(Plotting code records)
▶

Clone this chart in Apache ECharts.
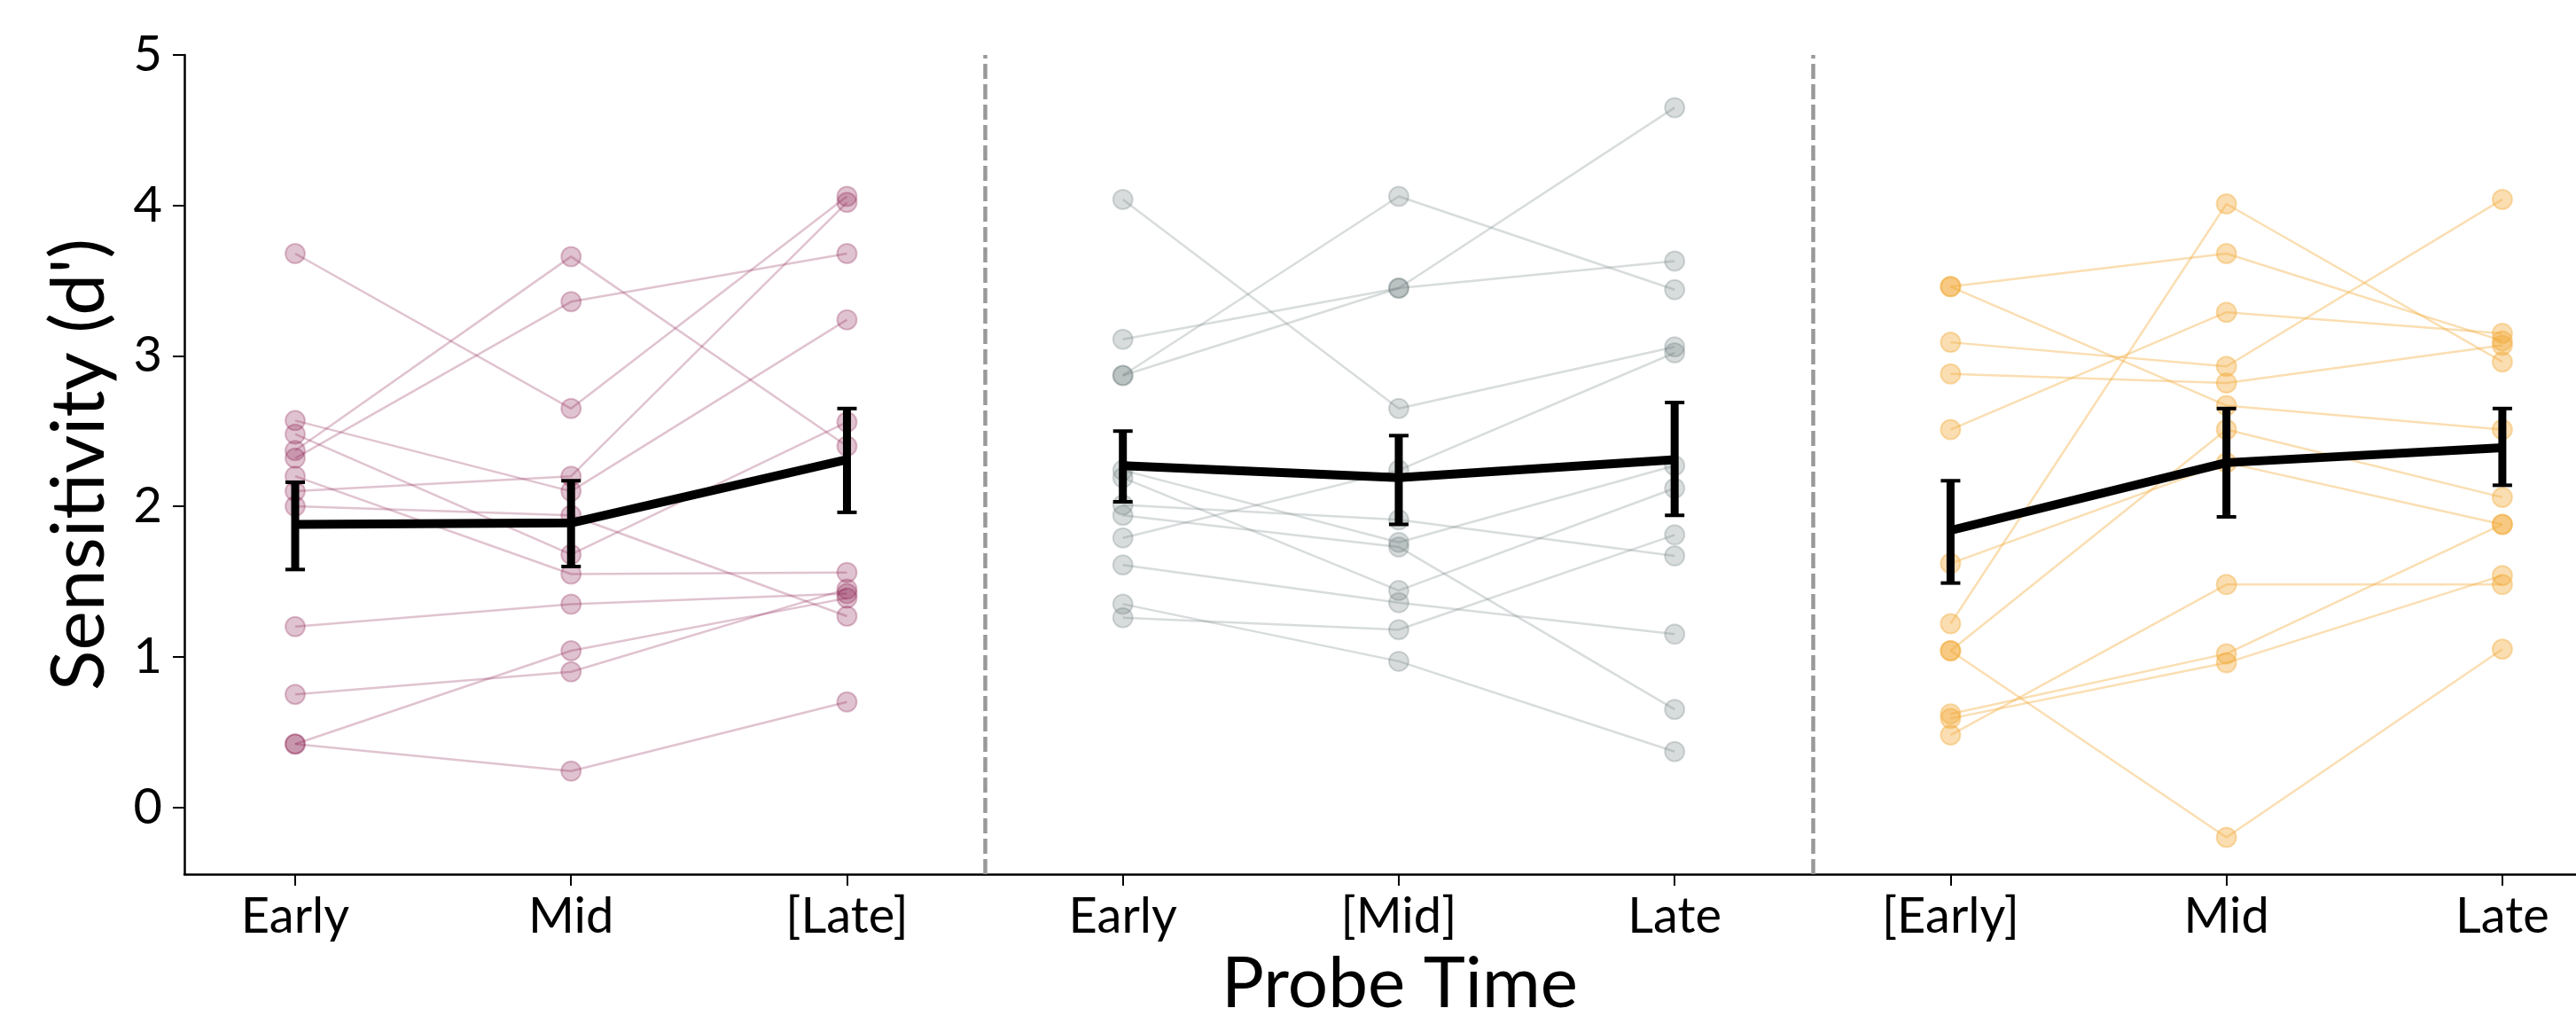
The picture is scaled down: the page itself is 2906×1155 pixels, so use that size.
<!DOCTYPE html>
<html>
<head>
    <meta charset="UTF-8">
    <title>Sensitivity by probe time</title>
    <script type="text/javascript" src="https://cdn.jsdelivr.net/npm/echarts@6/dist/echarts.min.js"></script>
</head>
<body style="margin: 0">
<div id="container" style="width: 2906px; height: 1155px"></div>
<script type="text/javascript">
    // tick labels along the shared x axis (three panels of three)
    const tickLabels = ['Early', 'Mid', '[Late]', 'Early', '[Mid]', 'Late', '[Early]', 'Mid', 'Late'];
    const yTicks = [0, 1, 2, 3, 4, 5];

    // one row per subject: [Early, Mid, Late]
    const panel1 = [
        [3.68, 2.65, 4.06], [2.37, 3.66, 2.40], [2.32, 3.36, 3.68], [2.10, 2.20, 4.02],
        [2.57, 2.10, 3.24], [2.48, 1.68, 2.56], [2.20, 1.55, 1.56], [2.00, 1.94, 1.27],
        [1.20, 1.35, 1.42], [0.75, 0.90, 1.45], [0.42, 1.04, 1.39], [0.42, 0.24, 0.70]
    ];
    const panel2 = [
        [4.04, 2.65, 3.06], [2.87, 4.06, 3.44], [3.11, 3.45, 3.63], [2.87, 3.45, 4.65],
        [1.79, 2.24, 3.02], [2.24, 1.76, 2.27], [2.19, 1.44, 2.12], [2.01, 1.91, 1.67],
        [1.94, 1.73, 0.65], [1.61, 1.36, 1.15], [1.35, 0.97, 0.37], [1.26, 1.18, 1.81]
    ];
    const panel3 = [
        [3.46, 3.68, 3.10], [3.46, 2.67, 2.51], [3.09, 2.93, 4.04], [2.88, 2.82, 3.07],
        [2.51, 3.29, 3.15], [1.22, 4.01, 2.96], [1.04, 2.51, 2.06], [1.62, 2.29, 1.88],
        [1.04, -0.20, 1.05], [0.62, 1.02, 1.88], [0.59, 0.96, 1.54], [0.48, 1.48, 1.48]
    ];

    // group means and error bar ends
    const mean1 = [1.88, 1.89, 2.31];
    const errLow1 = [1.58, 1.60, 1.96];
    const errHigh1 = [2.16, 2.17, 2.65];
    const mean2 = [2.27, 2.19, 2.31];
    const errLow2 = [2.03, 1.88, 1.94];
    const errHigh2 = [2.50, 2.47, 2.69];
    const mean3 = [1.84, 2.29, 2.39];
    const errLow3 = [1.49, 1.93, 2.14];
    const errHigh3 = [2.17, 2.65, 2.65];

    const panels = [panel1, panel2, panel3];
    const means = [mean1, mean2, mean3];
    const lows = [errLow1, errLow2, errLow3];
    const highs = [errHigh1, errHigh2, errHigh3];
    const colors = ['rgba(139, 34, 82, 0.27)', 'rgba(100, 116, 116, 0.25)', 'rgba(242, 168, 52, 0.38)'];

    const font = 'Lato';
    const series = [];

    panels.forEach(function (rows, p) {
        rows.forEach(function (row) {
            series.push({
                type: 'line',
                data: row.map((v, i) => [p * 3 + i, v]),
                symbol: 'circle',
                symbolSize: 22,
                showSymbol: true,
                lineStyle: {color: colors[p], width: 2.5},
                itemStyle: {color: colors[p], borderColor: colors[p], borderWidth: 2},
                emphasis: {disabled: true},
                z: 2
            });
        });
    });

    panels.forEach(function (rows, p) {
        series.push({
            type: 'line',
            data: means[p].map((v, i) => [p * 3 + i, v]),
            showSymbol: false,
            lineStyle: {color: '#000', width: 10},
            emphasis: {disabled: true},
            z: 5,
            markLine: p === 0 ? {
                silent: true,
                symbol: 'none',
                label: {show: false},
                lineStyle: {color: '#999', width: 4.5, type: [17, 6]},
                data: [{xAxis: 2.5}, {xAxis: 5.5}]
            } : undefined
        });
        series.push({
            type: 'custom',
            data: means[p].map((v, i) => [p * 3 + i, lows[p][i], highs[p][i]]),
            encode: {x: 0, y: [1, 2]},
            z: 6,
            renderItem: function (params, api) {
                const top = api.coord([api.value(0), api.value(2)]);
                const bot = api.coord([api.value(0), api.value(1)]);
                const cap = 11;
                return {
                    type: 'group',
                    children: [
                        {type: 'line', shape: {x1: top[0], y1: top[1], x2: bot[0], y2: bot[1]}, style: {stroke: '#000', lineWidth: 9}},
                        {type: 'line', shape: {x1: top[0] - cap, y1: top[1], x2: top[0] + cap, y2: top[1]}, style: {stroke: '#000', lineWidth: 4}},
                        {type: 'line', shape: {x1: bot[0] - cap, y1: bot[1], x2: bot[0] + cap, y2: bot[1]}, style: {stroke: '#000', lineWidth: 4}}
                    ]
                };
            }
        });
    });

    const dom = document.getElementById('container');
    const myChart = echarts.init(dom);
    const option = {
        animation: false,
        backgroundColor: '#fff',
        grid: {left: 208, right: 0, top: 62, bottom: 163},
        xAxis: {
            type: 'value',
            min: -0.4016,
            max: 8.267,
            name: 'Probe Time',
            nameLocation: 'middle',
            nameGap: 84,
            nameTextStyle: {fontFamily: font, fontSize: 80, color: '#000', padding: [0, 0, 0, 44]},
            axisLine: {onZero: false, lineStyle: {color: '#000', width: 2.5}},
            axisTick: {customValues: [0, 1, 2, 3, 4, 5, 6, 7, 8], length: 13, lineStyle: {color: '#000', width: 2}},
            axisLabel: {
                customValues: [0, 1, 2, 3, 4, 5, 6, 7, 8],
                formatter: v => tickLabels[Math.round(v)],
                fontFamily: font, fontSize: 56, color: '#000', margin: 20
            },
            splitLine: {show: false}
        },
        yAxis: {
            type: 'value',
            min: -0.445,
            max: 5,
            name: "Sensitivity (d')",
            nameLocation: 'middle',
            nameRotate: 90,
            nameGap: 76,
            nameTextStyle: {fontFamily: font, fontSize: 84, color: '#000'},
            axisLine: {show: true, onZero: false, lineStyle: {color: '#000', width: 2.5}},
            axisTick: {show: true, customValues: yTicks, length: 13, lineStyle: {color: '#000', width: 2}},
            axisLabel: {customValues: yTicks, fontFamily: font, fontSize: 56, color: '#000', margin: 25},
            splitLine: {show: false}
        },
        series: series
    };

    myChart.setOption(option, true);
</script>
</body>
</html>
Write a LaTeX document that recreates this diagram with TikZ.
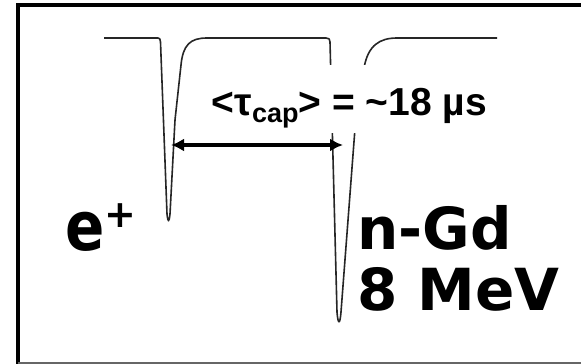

◀

- **Given problem**: Every entry above is to be set down exactly; the pictures are to be left out.

- **Result**:
Clone this chart in Apache ECharts.
The picture is scaled down: the page itself is 2906×1155 pixels, so use that size.
<!DOCTYPE html>
<html>
<head>
    <meta charset="UTF-8">
    <title>Sensitivity by probe time</title>
    <script type="text/javascript" src="https://cdn.jsdelivr.net/npm/echarts@6/dist/echarts.min.js"></script>
</head>
<body style="margin: 0">
<div id="container" style="width: 2906px; height: 1155px"></div>
<script type="text/javascript">
    // tick labels along the shared x axis (three panels of three)
    const tickLabels = ['Early', 'Mid', '[Late]', 'Early', '[Mid]', 'Late', '[Early]', 'Mid', 'Late'];
    const yTicks = [0, 1, 2, 3, 4, 5];

    // one row per subject: [Early, Mid, Late]
    const panel1 = [
        [3.68, 2.65, 4.06], [2.37, 3.66, 2.40], [2.32, 3.36, 3.68], [2.10, 2.20, 4.02],
        [2.57, 2.10, 3.24], [2.48, 1.68, 2.56], [2.20, 1.55, 1.56], [2.00, 1.94, 1.27],
        [1.20, 1.35, 1.42], [0.75, 0.90, 1.45], [0.42, 1.04, 1.39], [0.42, 0.24, 0.70]
    ];
    const panel2 = [
        [4.04, 2.65, 3.06], [2.87, 4.06, 3.44], [3.11, 3.45, 3.63], [2.87, 3.45, 4.65],
        [1.79, 2.24, 3.02], [2.24, 1.76, 2.27], [2.19, 1.44, 2.12], [2.01, 1.91, 1.67],
        [1.94, 1.73, 0.65], [1.61, 1.36, 1.15], [1.35, 0.97, 0.37], [1.26, 1.18, 1.81]
    ];
    const panel3 = [
        [3.46, 3.68, 3.10], [3.46, 2.67, 2.51], [3.09, 2.93, 4.04], [2.88, 2.82, 3.07],
        [2.51, 3.29, 3.15], [1.22, 4.01, 2.96], [1.04, 2.51, 2.06], [1.62, 2.29, 1.88],
        [1.04, -0.20, 1.05], [0.62, 1.02, 1.88], [0.59, 0.96, 1.54], [0.48, 1.48, 1.48]
    ];

    // group means and error bar ends
    const mean1 = [1.88, 1.89, 2.31];
    const errLow1 = [1.58, 1.60, 1.96];
    const errHigh1 = [2.16, 2.17, 2.65];
    const mean2 = [2.27, 2.19, 2.31];
    const errLow2 = [2.03, 1.88, 1.94];
    const errHigh2 = [2.50, 2.47, 2.69];
    const mean3 = [1.84, 2.29, 2.39];
    const errLow3 = [1.49, 1.93, 2.14];
    const errHigh3 = [2.17, 2.65, 2.65];

    const panels = [panel1, panel2, panel3];
    const means = [mean1, mean2, mean3];
    const lows = [errLow1, errLow2, errLow3];
    const highs = [errHigh1, errHigh2, errHigh3];
    const colors = ['rgba(139, 34, 82, 0.27)', 'rgba(100, 116, 116, 0.25)', 'rgba(242, 168, 52, 0.38)'];

    const font = 'Lato';
    const series = [];

    panels.forEach(function (rows, p) {
        rows.forEach(function (row) {
            series.push({
                type: 'line',
                data: row.map((v, i) => [p * 3 + i, v]),
                symbol: 'circle',
                symbolSize: 22,
                showSymbol: true,
                lineStyle: {color: colors[p], width: 2.5},
                itemStyle: {color: colors[p], borderColor: colors[p], borderWidth: 2},
                emphasis: {disabled: true},
                z: 2
            });
        });
    });

    panels.forEach(function (rows, p) {
        series.push({
            type: 'line',
            data: means[p].map((v, i) => [p * 3 + i, v]),
            showSymbol: false,
            lineStyle: {color: '#000', width: 10},
            emphasis: {disabled: true},
            z: 5,
            markLine: p === 0 ? {
                silent: true,
                symbol: 'none',
                label: {show: false},
                lineStyle: {color: '#999', width: 4.5, type: [17, 6]},
                data: [{xAxis: 2.5}, {xAxis: 5.5}]
            } : undefined
        });
        series.push({
            type: 'custom',
            data: means[p].map((v, i) => [p * 3 + i, lows[p][i], highs[p][i]]),
            encode: {x: 0, y: [1, 2]},
            z: 6,
            renderItem: function (params, api) {
                const top = api.coord([api.value(0), api.value(2)]);
                const bot = api.coord([api.value(0), api.value(1)]);
                const cap = 11;
                return {
                    type: 'group',
                    children: [
                        {type: 'line', shape: {x1: top[0], y1: top[1], x2: bot[0], y2: bot[1]}, style: {stroke: '#000', lineWidth: 9}},
                        {type: 'line', shape: {x1: top[0] - cap, y1: top[1], x2: top[0] + cap, y2: top[1]}, style: {stroke: '#000', lineWidth: 4}},
                        {type: 'line', shape: {x1: bot[0] - cap, y1: bot[1], x2: bot[0] + cap, y2: bot[1]}, style: {stroke: '#000', lineWidth: 4}}
                    ]
                };
            }
        });
    });

    const dom = document.getElementById('container');
    const myChart = echarts.init(dom);
    const option = {
        animation: false,
        backgroundColor: '#fff',
        grid: {left: 208, right: 0, top: 62, bottom: 163},
        xAxis: {
            type: 'value',
            min: -0.4016,
            max: 8.267,
            name: 'Probe Time',
            nameLocation: 'middle',
            nameGap: 84,
            nameTextStyle: {fontFamily: font, fontSize: 80, color: '#000', padding: [0, 0, 0, 44]},
            axisLine: {onZero: false, lineStyle: {color: '#000', width: 2.5}},
            axisTick: {customValues: [0, 1, 2, 3, 4, 5, 6, 7, 8], length: 13, lineStyle: {color: '#000', width: 2}},
            axisLabel: {
                customValues: [0, 1, 2, 3, 4, 5, 6, 7, 8],
                formatter: v => tickLabels[Math.round(v)],
                fontFamily: font, fontSize: 56, color: '#000', margin: 20
            },
            splitLine: {show: false}
        },
        yAxis: {
            type: 'value',
            min: -0.445,
            max: 5,
            name: "Sensitivity (d')",
            nameLocation: 'middle',
            nameRotate: 90,
            nameGap: 76,
            nameTextStyle: {fontFamily: font, fontSize: 84, color: '#000'},
            axisLine: {show: true, onZero: false, lineStyle: {color: '#000', width: 2.5}},
            axisTick: {show: true, customValues: yTicks, length: 13, lineStyle: {color: '#000', width: 2}},
            axisLabel: {customValues: yTicks, fontFamily: font, fontSize: 56, color: '#000', margin: 25},
            splitLine: {show: false}
        },
        series: series
    };

    myChart.setOption(option, true);
</script>
</body>
</html>
Write a LaTeX document that recreates this diagram with TikZ.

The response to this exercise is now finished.